A new rule changing how Americans serving in the military and other postings abroad pass U.S. citizenship to their children could disproportionately affect LGBT families, advocates are warning, The Hill informs.
United States Citizenship and Immigration Services (USCIS) announced the change Wednesday, which sowed confusion and threw immigration law analysts into overdrive.
At its core, the rule tightens of the definition of “residency” that USCIS takes into account when deciding whether Americans overseas can transmit their citizenship to their children.
The measure does not affect natural-born U.S. citizens, including children born overseas to U.S. citizen parents who fulfill the statutory residency requirements. Officials said Thursday the measure is expected to affect between 20 and 25 individuals per year.
But groups that represent LGBTQ military families have expressed concern their community could be disproportionately represented among those affected.
“We are very concerned about how this new policy may affect our LGBTQ service members looking to adopt or use surrogates, sperm or egg donors or IVF,” said Peter Perkowski, legal and policy director at LGBTQ military family advocacy group Modern Military Association of America, who added that they are also concerned about the effects on green card holders.
The measure will also affect the born-abroad children of non-citizen service members who naturalized after they became parents.

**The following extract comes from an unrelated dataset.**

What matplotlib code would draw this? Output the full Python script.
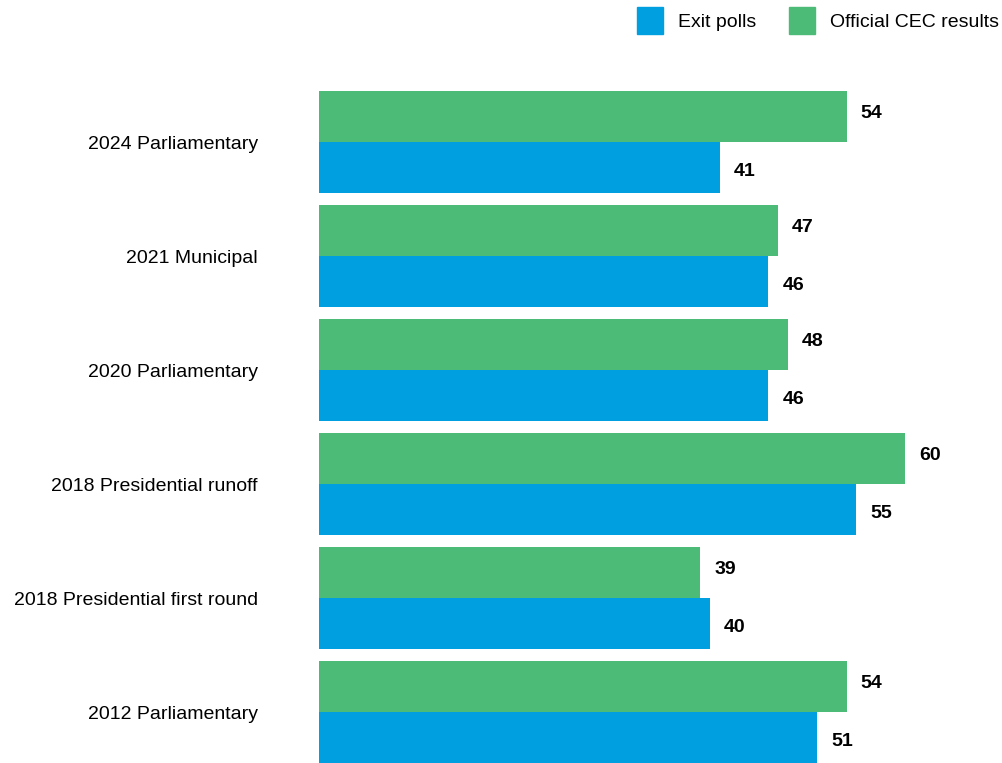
import matplotlib.pyplot as plt
from matplotlib.patches import Patch
import numpy as np

categories = ['2024 Parliamentary', '2021 Municipal', '2020 Parliamentary',
              '2018 Presidential runoff', '2018 Presidential first round',
              '2012 Parliamentary']
official = [54, 47, 48, 60, 39, 54]
exit_polls = [41, 46, 46, 55, 40, 51]

blue = '#009FDF'
green = '#4DBB78'

plt.rcParams['font.family'] = ['Liberation Sans Narrow', 'Liberation Sans', 'DejaVu Sans']
fs = 14

fig = plt.figure(figsize=(10.02, 7.63), dpi=100)
ax = fig.add_axes([319 / 1002, 0, 1 - 319 / 1002, 683 / 763])

y = np.arange(len(categories))
h = 0.447
ax.barh(y - h / 2, official, height=h, color=green)
ax.barh(y + h / 2, exit_polls, height=h, color=blue)

for yi, v in zip(y, official):
    ax.annotate(str(v), (v, yi - h / 2), xytext=(14, 3), textcoords='offset pixels',
                va='center', ha='left', fontsize=fs, fontweight='bold')
for yi, v in zip(y, exit_polls):
    ax.annotate(str(v), (v, yi + h / 2), xytext=(14, -4), textcoords='offset pixels',
                va='center', ha='left', fontsize=fs, fontweight='bold')

ax.set_xlim(0, 69.9)
ax.set_ylim(5.447, -0.544)
ax.set_yticks(y)
ax.set_yticklabels(categories, fontsize=fs)
ax.tick_params(axis='y', length=0, pad=44)
ax.set_xticks([])
for s in ax.spines.values():
    s.set_visible(False)

handles = [Patch(color=blue), Patch(color=green)]
fig.legend(handles, ['Exit polls', 'Official CEC results'], loc='upper right',
           bbox_to_anchor=(1.0, 1.0 - 4 / 763), ncol=2, frameon=False, fontsize=fs,
           handlelength=1.34, handleheight=1.75, handletextpad=0.77,
           columnspacing=1.7, borderpad=0.15, borderaxespad=0)

fig.savefig('out.png', dpi=100)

“Our nation’s modern military families deserve better than this, and the last thing they should have to worry about is going through extra hoops in order to ensure their children are U.S. citizens,” Perkowski said in a statement. “We continue to urge Congress to look into this new policy and hold this administration accountable.”
The USCIS rule does not change the nature of how citizenship is acquired, nor birthright citizenship as enshrined in the 14th Amendment to the Constitution, The Hill adds.
Under the new rule, some children of U.S. citizens abroad who were previously eligible to acquire citizenship through derivation, the simpler process of becoming a citizen by virtue of a parent’s nationality, would now have to seek citizenship through naturalization, the process available to foreign nationals without U.S. citizen parents.